I love finding chances to read #ownvoices literature, but finding literature that captures my own experiences as a Colombian girl, growing up in the UK, has always been difficult. I have never found a book that captures so many emotions as these poems have. I have honestly never felt so represented since I watched In The Heights, and it made me get teary-eyed quite a few times just at the feeling of seeing myself in these poems. If you are looking for #OwnVoices authors to add to your reading list, I could not recommend this enough.
I cannot recommend this collection enough. The poems are beautiful and fun to read, filled with humour and emotion. I can't wait for my own copy to arrive in the mail so that I can show this to everyone who will listen!

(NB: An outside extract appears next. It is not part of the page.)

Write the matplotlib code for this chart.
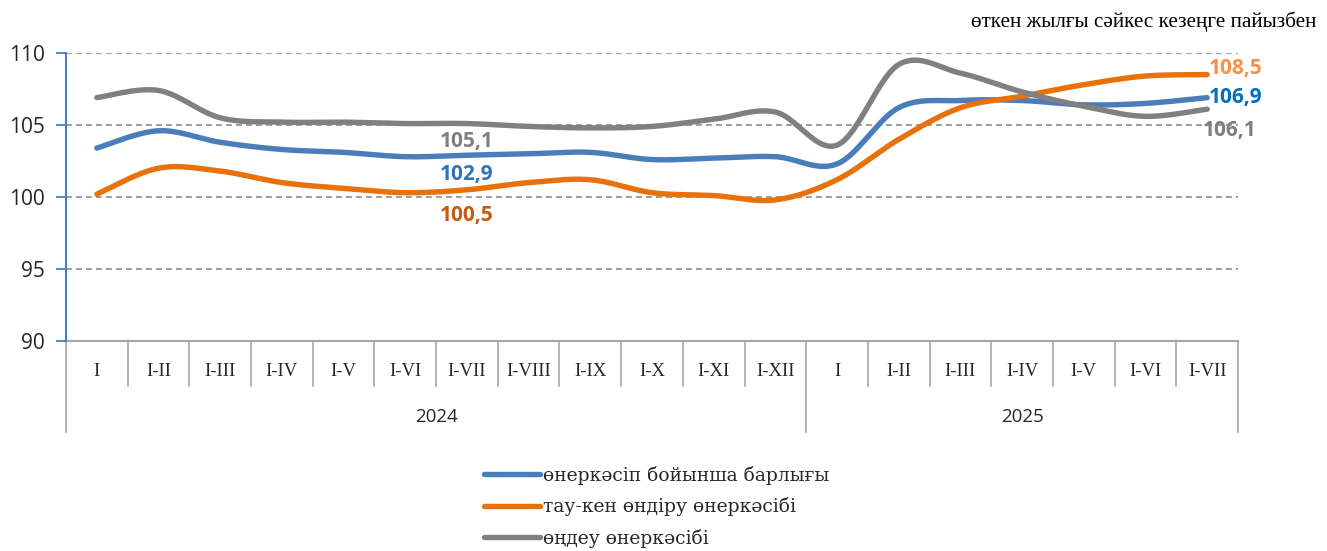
import numpy as np
import matplotlib
matplotlib.use("Agg")
import matplotlib.pyplot as plt
from matplotlib.transforms import blended_transform_factory

months_2024 = ["I", "I-II", "I-III", "I-IV", "I-V", "I-VI", "I-VII", "I-VIII", "I-IX", "I-X", "I-XI", "I-XII"]
months_2025 = ["I", "I-II", "I-III", "I-IV", "I-V", "I-VI", "I-VII"]
years = ["2024", "2025"]
categories = months_2024 + months_2025

total = [103.4, 104.6, 103.8, 103.3, 103.1, 102.8, 102.9, 103.0, 103.1, 102.6, 102.7, 102.8,
         102.3, 106.2, 106.7, 106.7, 106.4, 106.5, 106.9]
mining = [100.2, 102.0, 101.8, 101.0, 100.6, 100.3, 100.5, 101.0, 101.2, 100.3, 100.1, 99.8,
          101.2, 104.0, 106.2, 107.0, 107.8, 108.4, 108.5]
manuf = [106.9, 107.4, 105.5, 105.2, 105.2, 105.1, 105.1, 104.9, 104.8, 104.9, 105.4, 105.9,
         103.6, 109.2, 108.6, 107.3, 106.3, 105.6, 106.1]
series_names = ["өнеркәсіп бойынша барлығы", "тау-кен өндіру өнеркәсібі", "өңдеу өнеркәсібі"]
note = "өткен жылғы сәйкес кезеңге пайызбен"

C_BLUE = "#4A7EBB"
C_ORANGE = "#E8710A"
C_GRAY = "#808080"


def smooth(y, n=24):
    """Catmull-Rom rendering of a polyline (Excel-style smoothed line)."""
    y = np.asarray(y, float)
    x = np.arange(len(y), dtype=float)
    P = np.column_stack([x, y])
    P = np.vstack([P[0], P, P[-1]])
    out = []
    t = np.linspace(0, 1, n, endpoint=False)
    for i in range(1, len(P) - 2):
        p0, p1, p2, p3 = P[i - 1], P[i], P[i + 1], P[i + 2]
        b1 = p1 + (p2 - p0) / 6.0
        b2 = p2 - (p3 - p1) / 6.0
        seg = ((1 - t) ** 3)[:, None] * p1 + (3 * (1 - t) ** 2 * t)[:, None] * b1 \
            + (3 * (1 - t) * t ** 2)[:, None] * b2 + (t ** 3)[:, None] * p2
        out.append(seg)
    out.append(P[-2][None, :])
    out = np.vstack(out)
    return out[:, 0], out[:, 1]


def fmt(v):
    return f"{v:.1f}".replace(".", ",")


W, H = 1327, 551
fig = plt.figure(figsize=(W / 100, H / 100), dpi=100)
L, R, T, B = 66, 1238, 53, 341
ax = fig.add_axes([L / W, (H - B) / H, (R - L) / W, (B - T) / H])

n = len(categories)
ax.set_xlim(-0.5, n - 0.5)
ax.set_ylim(90, 110)

for yv in [95, 100, 105, 110]:
    ax.axhline(yv, color="#8C8C8C", lw=1.2, ls=(0, (3.5, 2.5)), zorder=1)

lines = []
for vals, c in [(total, C_BLUE), (mining, C_ORANGE), (manuf, C_GRAY)]:
    xs, ys = smooth(vals)
    ln, = ax.plot(xs, ys, color=c, lw=3.9, solid_capstyle="round", zorder=3)
    lines.append(ln)

# spines / axis
for s in ["top", "right", "bottom"]:
    ax.spines[s].set_visible(False)
ax.spines["left"].set_color(C_BLUE)
ax.spines["left"].set_linewidth(1.5)
ax.set_yticks([90, 95, 100, 105, 110])
ax.tick_params(axis="y", colors=C_BLUE, length=7, width=1.3, pad=8)
for lab in ax.get_yticklabels():
    lab.set_color("#262626")
    lab.set_fontsize(15)
    lab.set_family("Open Sans")
ax.set_xticks([])

# category axis
tr = blended_transform_factory(ax.transData, ax.transAxes)
ax.plot([-0.5, n - 0.5], [0, 0], color="#A6A6A6", lw=1.5, transform=tr, clip_on=False, zorder=2)
h = B - T
sep_bot = -(386 - B) / h
year_bot = -(432 - B) / h
boundaries = [-0.5, len(months_2024) - 0.5, n - 0.5]
for i in range(n + 1):
    xb = i - 0.5
    yb = year_bot if any(abs(xb - b) < 1e-9 for b in boundaries) else sep_bot
    ax.plot([xb, xb], [0, yb], color="#A6A6A6", lw=1.2, transform=tr, clip_on=False)
for i, c in enumerate(categories):
    ax.text(i, -(371 - B) / h, c, transform=tr, ha="center", va="center",
            fontsize=13.5, family=["Liberation Serif", "DejaVu Serif"], color="#262626")
ax.text((boundaries[0] + boundaries[1]) / 2, -(417 - B) / h, years[0], transform=tr,
        ha="center", va="center", fontsize=13.5, family="Open Sans", color="#262626")
ax.text((boundaries[1] + boundaries[2]) / 2, -(417 - B) / h, years[1], transform=tr,
        ha="center", va="center", fontsize=13.5, family="Open Sans", color="#262626")

# data labels
lf = dict(fontsize=15, fontweight="bold", family="Open Sans")
ax.text(6, manuf[6] - 1.28, fmt(manuf[6]), color="#7F7F7F", ha="center", va="center", **lf)
ax.text(6, total[6] - 1.37, fmt(total[6]), color="#2E75B6", ha="center", va="center", **lf)
ax.text(6, mining[6] - 1.75, fmt(mining[6]), color="#C55A11", ha="center", va="center", **lf)
ax.text(n - 1 + 0.03, mining[-1] + 0.45, fmt(mining[-1]), color="#F4914A", ha="left", va="center", **lf)
ax.text(n - 1 + 0.03, total[-1] + 0.0, fmt(total[-1]), color="#0070C0", ha="left", va="center", **lf)
ax.text(n - 1 - 0.07, manuf[-1] - 1.5, fmt(manuf[-1]), color="#7F7F7F", ha="left", va="center", **lf)

# note
fig.text(1316 / W, 1 - 22 / H, note, ha="right", va="center", fontsize=15.3,
         family=["Liberation Serif", "DejaVu Serif"], color="#000000")

# legend
leg = fig.legend(lines, series_names, loc="upper left", bbox_to_anchor=(484 / W, 1 - 466 / H),
                 frameon=False, handlelength=3.0, handletextpad=0.15, labelspacing=0.66,
                 borderaxespad=0, borderpad=0,
                 prop={"family": ["DejaVu Serif"], "size": 13.5})
for t in leg.get_texts():
    t.set_color("#262626")

fig.savefig("out.png", dpi=100)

This poetry collection is FANTASTIC - truths about the impossibility of trying to contort yourself into the societal ideal; of the battle between wanting to accept the things that make you who you are, and wanting to erase all traces of them in order to fit in; of the complex struggles of femininity, of culture, of history - all delivered with beautiful honesty and biting wit.
An amazing book of poetry that focuses on beauty, immigrants (and being a minority), feminism, and so much more. Lizada-Oliva has a way of writing that reaches out and pulls you into her experiences as a Latina woman living in America.
Exceptional poetry collection! Her writing illuminates the immigrant experience with depths of emotion. She evokes the trauma of colonialist white supremacist xenophobic misogyny!